I don’t do the whole getting fit thing. My physique tells people I’m fit…….tall, thin and kind of athletic looking but that’s where it ends. I do very little. Well, I walk a couple of miles a day, but that’s it. That’s where my fitness regime ends. It’s not really through lack of want either. I would quite happily go to the gym if I didn’t have to pay money I just don’t have.
Anyway, we were out walking with the kids about a year ago and a family cycled past us. That was it….simple as that. It was in my head and we had to do it. Long story short, I got a bike for my birthday. She’s white with a mermaid type shimmer on her……..But I was absolutely terrified to go out on her. I hadn’t been cycling since I was about 9, so we’re talking 30 years.

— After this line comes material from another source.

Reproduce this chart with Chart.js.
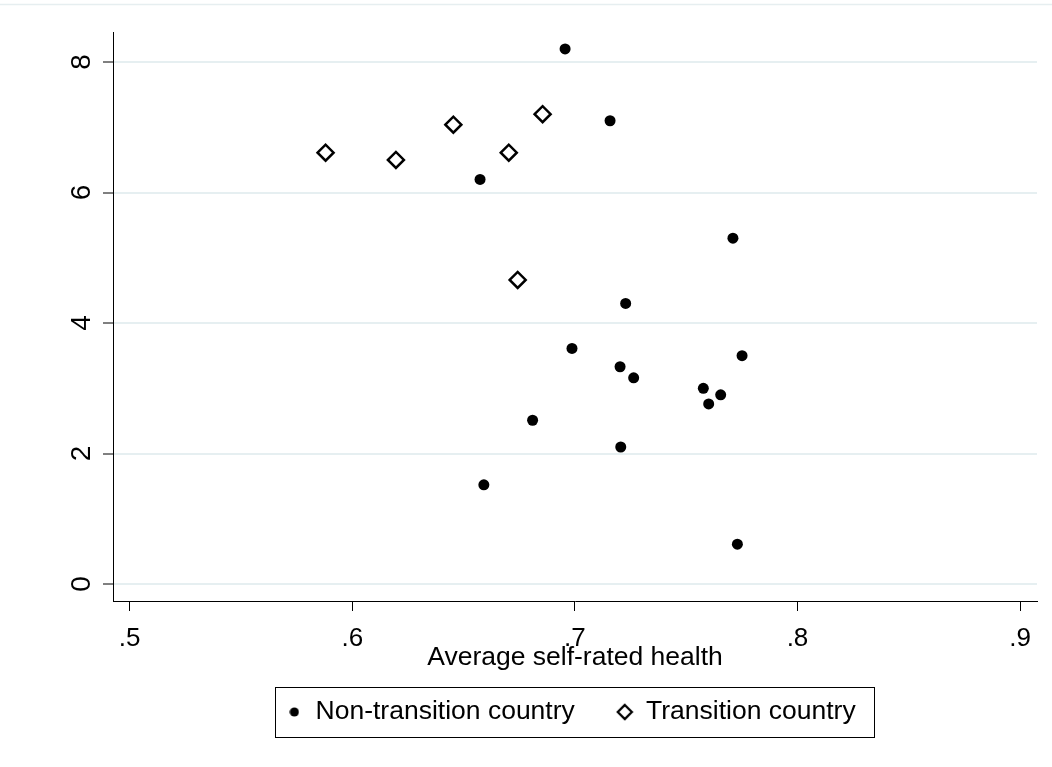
<!DOCTYPE html>
<html>
<head>
<meta charset="utf-8">
<script src="https://cdn.jsdelivr.net/npm/chart.js@4.4.1/dist/chart.umd.min.js"></script>
<style>
  html, body { margin: 0; padding: 0; background: #ffffff; }
  #c { display: block; }
</style>
</head>
<body>
<canvas id="c" width="1052" height="767"></canvas>
<script>
// ---- data ----
const nonTransitionX = [0.6956, 0.7158, 0.6574, 0.7710, 0.7228, 0.6987, 0.7203, 0.7264, 0.7577, 0.7655, 0.7601, 0.7751, 0.6810, 0.7206, 0.6591, 0.7730];
const nonTransitionY = [8.20, 7.10, 6.20, 5.30, 4.30, 3.61, 3.33, 3.16, 3.00, 2.90, 2.76, 3.50, 2.51, 2.10, 1.52, 0.61];
const transitionX = [0.5880, 0.6196, 0.6454, 0.6703, 0.6855, 0.6743];
const transitionY = [6.61, 6.50, 7.04, 6.61, 7.20, 4.66];

const seriesLabels = ['Non-transition country', 'Transition country'];
const xTitle = 'Average self-rated health';
const xTickValues = [0.5, 0.6, 0.7, 0.8, 0.9];
const xTickLabels = ['.5', '.6', '.7', '.8', '.9'];
const yTickValues = [0, 2, 4, 6, 8];
const yTickLabels = ['0', '2', '4', '6', '8'];

// ---- build datasets ----
const toPoints = (xs, ys) => xs.map((x, i) => ({ x: x, y: ys[i] }));

const FONT = '"Liberation Sans", Arial, Helvetica, sans-serif';
Chart.defaults.font.family = FONT;
Chart.defaults.color = '#000000';

const LEGEND_H = 80;
const LEGEND_TOP = 656.75;
const LEGEND_CX = 571;
const Y_LABEL_X = 82;

// small legend marker images (legend symbols only)
function makeMarker(kind) {
  const c = document.createElement('canvas');
  const size = kind === 'circle' ? 10 : 18;
  c.width = size; c.height = size;
  const g = c.getContext('2d');
  g.fillStyle = '#000'; g.strokeStyle = '#000';
  if (kind === 'circle') {
    g.beginPath(); g.arc(5, 5, 4.6, 0, Math.PI * 2); g.fill();
  } else {
    g.lineWidth = 2.3;
    g.beginPath();
    g.moveTo(9, 2); g.lineTo(16, 9); g.lineTo(9, 16); g.lineTo(2, 9); g.closePath();
    g.stroke();
  }
  return c;
}
const legendMarkers = [makeMarker('circle'), makeMarker('diamond')];

const layoutPlugin = {
  id: 'stataLayout',
  beforeUpdate(chart) {
    const lg = chart.legend;
    if (lg && !lg.__patched) {
      const f = lg.fit.bind(lg);
      lg.fit = function () { f(); this.height = LEGEND_H; };
      lg.__patched = true;
    }
  },
  afterLayout(chart) {
    const lg = chart.legend;
    if (!lg) return;
    const dx = LEGEND_CX - (lg.left + lg.right) / 2;
    lg.left += dx; lg.right += dx;
    const dy = LEGEND_TOP - lg.top;
    lg.top += dy; lg.bottom += dy;
  },
  beforeDraw(chart) {
    const ctx = chart.ctx;
    ctx.save();
    ctx.fillStyle = '#ffffff';
    ctx.fillRect(0, 0, chart.width, chart.height);
    ctx.strokeStyle = '#e6eef0';
    ctx.lineWidth = 1.5;
    ctx.beginPath();
    ctx.moveTo(0, 4.5);
    ctx.lineTo(chart.width, 4.5);
    ctx.stroke();
    ctx.restore();
  },
  afterDraw(chart) {
    const ctx = chart.ctx;
    const ys = chart.scales.y;
    ctx.save();
    ctx.font = '28px ' + FONT;
    ctx.fillStyle = '#000000';
    ctx.textAlign = 'center';
    ctx.textBaseline = 'middle';
    yTickValues.forEach((v, i) => {
      const py = ys.getPixelForValue(v);
      ctx.save();
      ctx.translate(Y_LABEL_X, py);
      ctx.rotate(-Math.PI / 2);
      ctx.fillText(yTickLabels[i], 0, 0);
      ctx.restore();
    });
    // legend frame
    ctx.strokeStyle = '#000000';
    ctx.lineWidth = 1;
    ctx.strokeRect(275.5, 687.5, 599, 50);
    ctx.restore();
  }
};

new Chart(document.getElementById('c'), {
  type: 'scatter',
  data: {
    datasets: [
      {
        label: seriesLabels[0],
        data: toPoints(nonTransitionX, nonTransitionY),
        pointStyle: 'circle',
        pointRadius: 5.5,
        pointHoverRadius: 5.5,
        backgroundColor: '#000000',
        borderColor: '#000000',
        borderWidth: 0
      },
      {
        label: seriesLabels[1],
        data: toPoints(transitionX, transitionY),
        pointStyle: 'rectRot',
        pointRadius: 8,
        pointHoverRadius: 8,
        backgroundColor: 'rgba(255,255,255,0)',
        borderColor: '#000000',
        borderWidth: 2.5
      }
    ]
  },
  options: {
    responsive: false,
    animation: false,
    devicePixelRatio: 1,
    layout: { padding: { left: 0, right: 15, top: 32, bottom: 0 } },
    plugins: {
      tooltip: { enabled: false },
      legend: {
        position: 'bottom',
        labels: {
          usePointStyle: true,
          boxWidth: 16,
          boxHeight: 8,
          padding: 42,
          color: '#000000',
          font: { size: 26.5, family: FONT },
          generateLabels: (chart) => {
            const items = Chart.defaults.plugins.legend.labels.generateLabels(chart);
            items.forEach((it, i) => { it.pointStyle = legendMarkers[i]; });
            return items;
          }
        }
      }
    },
    scales: {
      x: {
        type: 'linear',
        min: 0.4925,
        max: 0.9076,
        afterBuildTicks: (s) => { s.ticks = xTickValues.map(v => ({ value: v })); },
        afterFit: (s) => { s.height = 86; },
        ticks: {
          autoSkip: false,
          maxRotation: 0,
          padding: 12,
          color: '#000000',
          font: { size: 26, family: FONT },
          callback: (v, i) => xTickLabels[i]
        },
        grid: {
          drawOnChartArea: false,
          drawTicks: true,
          tickLength: 10,
          tickColor: '#000000',
          tickWidth: 1
        },
        border: { display: true, color: '#000000', width: 1 },
        title: {
          display: true,
          text: xTitle,
          color: '#000000',
          font: { size: 26.5, family: FONT },
          padding: { top: 0, bottom: 13 }
        }
      },
      y: {
        type: 'linear',
        min: -0.26,
        max: 8.46,
        afterBuildTicks: (s) => { s.ticks = yTickValues.map(v => ({ value: v })); },
        afterFit: (s) => { s.width = 113; },
        ticks: { display: false },
        grid: {
          drawOnChartArea: true,
          color: '#e6eff1',
          lineWidth: 2,
          drawTicks: true,
          tickLength: 10,
          tickColor: '#000000',
          tickWidth: 1
        },
        border: { display: true, color: '#000000', width: 1 }
      }
    }
  },
  plugins: [layoutPlugin]
});
</script>
</body>
</html>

It was like learning all over again.
I put obstacle after obstacle in my way. I don’t have the right clothes…It’s too cold…It looks like rain…honestly, it was ridiculous. Confidence is something I had in abundance when I was younger but it seems to have dwindled away over the years. But once I got over that and actually got out there, I knew this was the best thing I’d done in ages. And the saying is right – ‘it’s like riding a bike’ – you don’t forget.
I did a few small trips out with my most understanding daughter, who talked me through my little wobbles, getting to grips with gears and actually turning the handle bars to go around the corner haha.
As well as going out with the family, there’s a group of us girls that go out. Not too far, not too fast, but out. It can be social or solitary. I can do it with the family, with my friends or completely alone. I don’t drive although I do have a driver (Mr H) haha, but this is a way for me to do something for myself. I can go places without bothering someone else…a little bit of independence rediscovered.
I can’t believe that it’s taken me until now to realise how much I love it. Cycling along the Tyne and feeling the wind rippling my top and racing through my hair (yes I do wear a helmet). Riding through the trees and seeing the leaves falling like huge snowflakes. Feeling the burn in my legs trying to get up that last hill, cheeks flushed, heart pounding. I feel so far removed from the world and my life.
It’s a get out, an escape that I never knew I needed until now.
My confidence is coming back.
My belief in myself is getting stronger as is my body.